ワンコ

コペンハーゲンに山をのワンコのレビュー・感想・評価

コペンハーゲンに山を(2020年製作の映画)
3.8
【コペンヒル】

このスキー場を備えたゴミ焼却発電施設は「コペンヒル」と呼ばれている。この接地面が人工的な素材のスキー場は季節を問わず利用可能だ。

この作品は2つのことをメッセージとして伝えようとしている気がする。

ひとつは「ゴミを出すことを可能な限り減らして、残りは可能な限りリサイクルして使い、更に残りは焼却し、エネルギーとして利用する」

これは世界共通の望みだ。

この施設には煙突がつきでているが、可能な限り突き詰めた排出物の処理の後、そこから出てくるのは水蒸気だ。

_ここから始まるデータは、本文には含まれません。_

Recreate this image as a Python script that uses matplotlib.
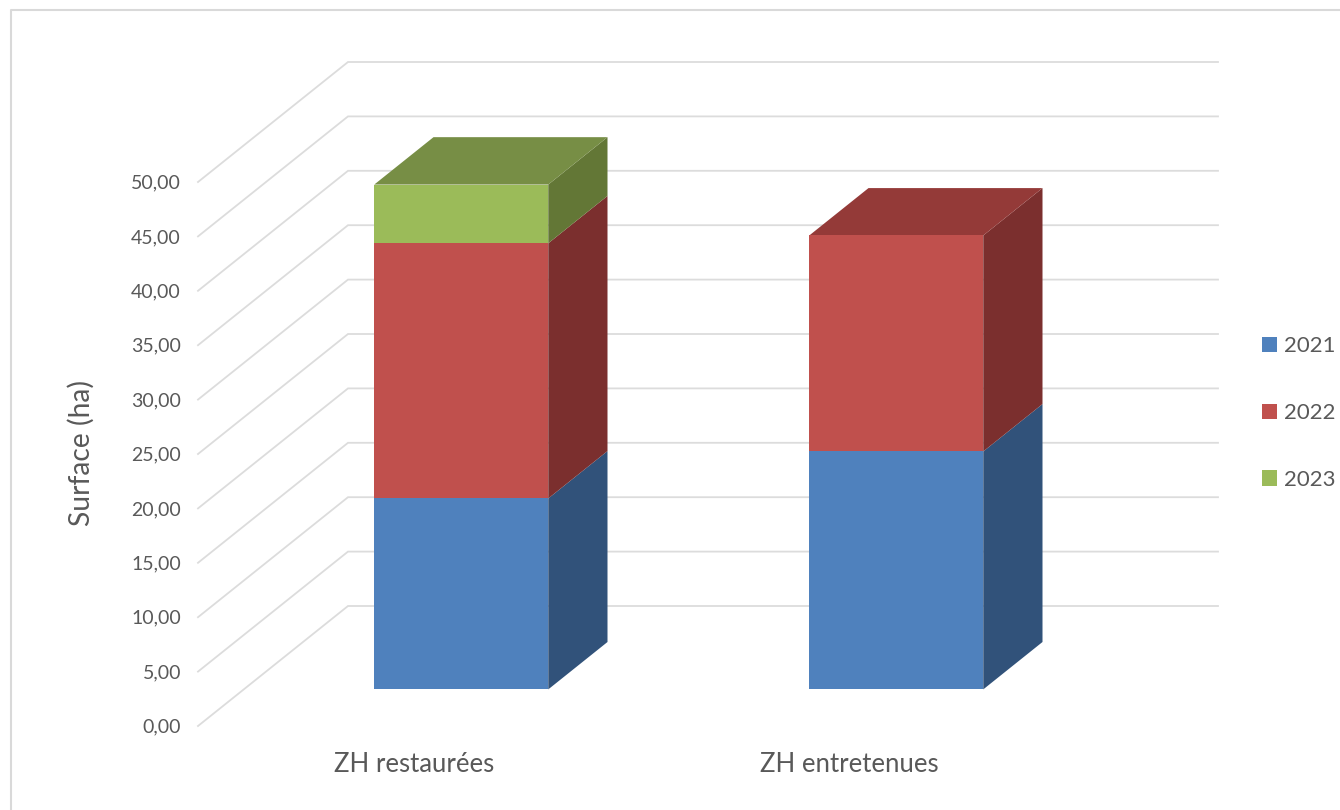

そして、モダンな外観を備えた「ゲレンデ + 公園 + ボルダリング壁」

こうした箱ものプロジェクトにありがちが予算オーバーは日本も同じだと思うが、コストコンシャスな参加者から強いプロジェクトの見直し要求もある。それがリアルだ。

しかし、コスト削減には尽力しながらも、本来のゴールは何だったのか、ぶれない姿勢は維持するのだという落としどころが、2つ目のメッセージだ。

個人的なエゴや、コスト増加を垂れ流す東京オリンピックの施設建設とは大違いだ。東京オリンピックの施設は、その後も維持コスト圧力が続くが、このコペンヒルは、電力を生み出し、人が集う場所を提供し、なんといってもデンマークの首都の本来は無機質だったであろう地にモダンなデザインを兼ね備えて、ランドマークのごとくそびえている。

日本には、山は必要ないと思うけれども、箱もの施設の発想の転換を促すようなきっかけになればいいと思う作品だった。

ただ、映画としては、何か高揚感をもう少し欲しい気がした。